The Fieldhouse, as it will be known, will include a 115,000-square-foot indoor recreation center with a 200-meter inclined track for cycling and a 22,000-square-foot infield for high school, collegiate, club-level and professional sporting events, such as basketball, tennis, track cycling, volleyball and gymnastics. It also will include amenities such as a public boathouse, public restrooms, and maintenance and operations space for BBPC.
The site is currently occupied by a rundown-looking warehouse used by Brooklyn Bridge Park for storage and construction. NYC Fieldhouse has selected Thomas Phifer and Partners to design the Fieldhouse. The firm’s founding principal has received the American Institute of Architects-New York’s 2004 Medal of Honor and is a member of the National Academy of Design, among other honors.
As for Rechnitz himself, a search of the web shows that like some wealthy people, he does not seem to have much of a “footprint” other than a few mentions of family matters and a reference to his campaign contributions. His Fieldhouse organization does not have a listed phone number. However, the BBPC press release refers to him as a “competitive amateur cyclist and a track cycling enthusiast.”
Local officials were quick to praise the $40 million donation. State Sen. Daniel Squadron said it was one of “two pieces of great news for Brooklyn Bridge Park and the entire city regarding Brooklyn Bridge Park.”

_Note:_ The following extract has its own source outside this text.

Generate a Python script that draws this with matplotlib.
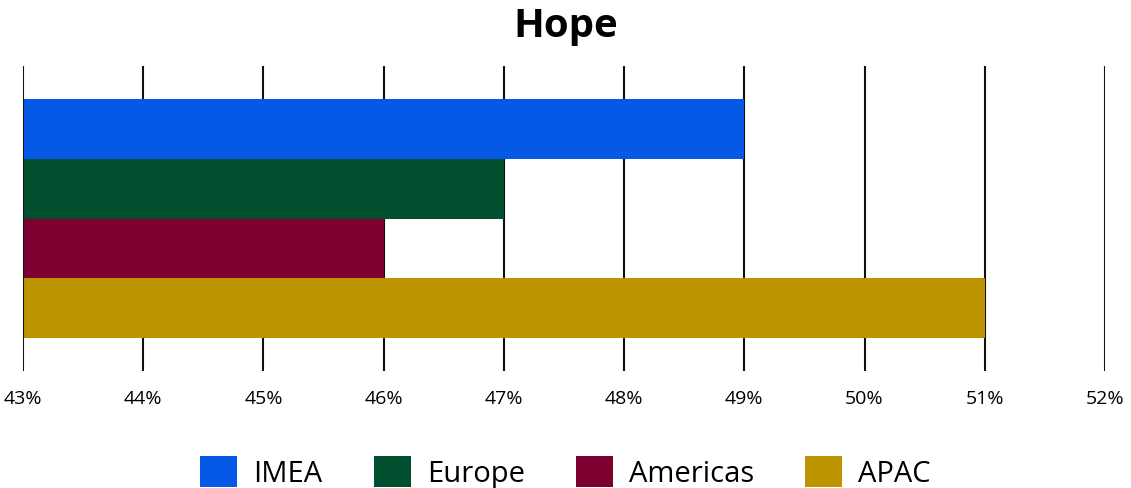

The other “piece of great news” was that the BBPC board voted to approve $66.5 million in funding for the city for further development of the park.
Last year, during the city’s budget process, the Bloomberg administration attempted to cut $11 million of the park’s appropriation. However, following an agreement between the city, Squadron and Assemblywoman Joan Millman last year, the city restored its full commitment. The Park Corporation’s vote finalized that process.
Squadron also said he was looking forward to the community meetings on the fieldhouse. “We look forward to participating in a robust and open community conversation about how this donation can make such year-round, active and accessible recreation a reality in Brooklyn Bridge Park,” he said.